L'histoire que nous compte Nadine Monfils n'est qu'un prétexte pour nous précipiter dans son univers déjanté, sorte de collage délirant fait de morceaux de photo-romans surréalistes, d'histoires drôles à la belge, de contes cruels pour midinettes, de comédies boulevardières à l'humour pétaradant, de mauvais polars à la française et de mélos grandiloquent à l'émotion sincère. Insolite et risquée, excessive et osée, Madame Edouard est traversée d'un bout à l'autre d'une vraie tendresse pour ses personnages qui s'exprime avec jubilation dans l'excès et avec passion dans la dérision. Nadine Monfils parie sur un manque de sérieux tout empreint de belgitude pour mieux faire ressortir la gravité de ses coups de coeur. Et aussi étrange que cela puisse paraître, plus elle met ses personnages dans des situations invraisemblables, plus ils gagnent en densité, en présence, en vérité. Derrière cette façon de se moquer des convenances et des attendus du bon goût, il y a la vie qui survient et qui se manifeste. Elle gonfle certains des personnages d'une belle dimension, ouvrant à ces regards particuliers, à ces éveils d'émotion, à ces complicités de spectateur.
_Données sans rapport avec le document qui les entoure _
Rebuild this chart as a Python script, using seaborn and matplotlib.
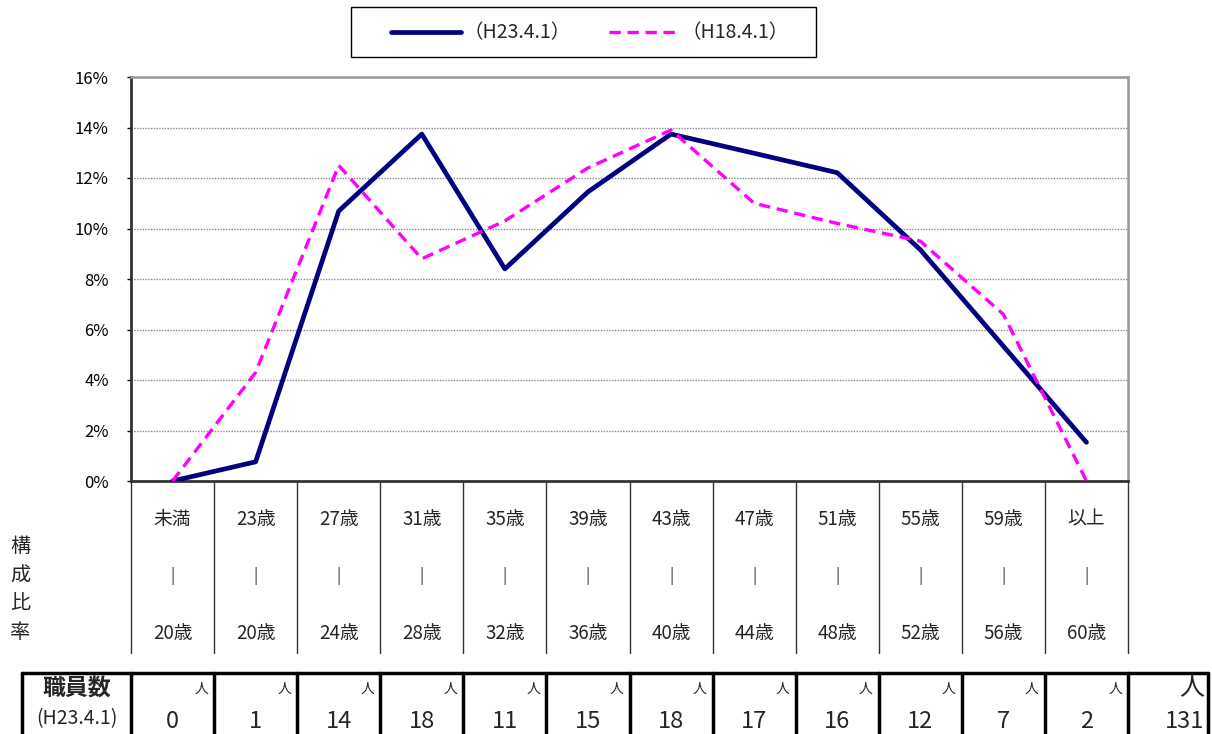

Bourré de qualités, Madame Edouard n'échappe cependant pas aux pièges d'une première réalisation trop encline à jouer les fourre tout. La direction d'acteurs est par trop inégale et les récits secondaires à l'enquête cherchent souvent leur unité de ton. Ceci n'empêchant pas Nadine Monfils de trouver une mise en scène cohérente à son imaginaire très personnel et qui touche et intrigue. Et c'est là sans doute qu'il faut chercher le charme de son film qui a le culot de sa singularité et l'audace de ses mouvements de coeur. Une aventure qui ne laisse pas indifférent et dont on aimerait pouvoir partager une suite future plus maîtrisée et encore plus émouvante et corrosive.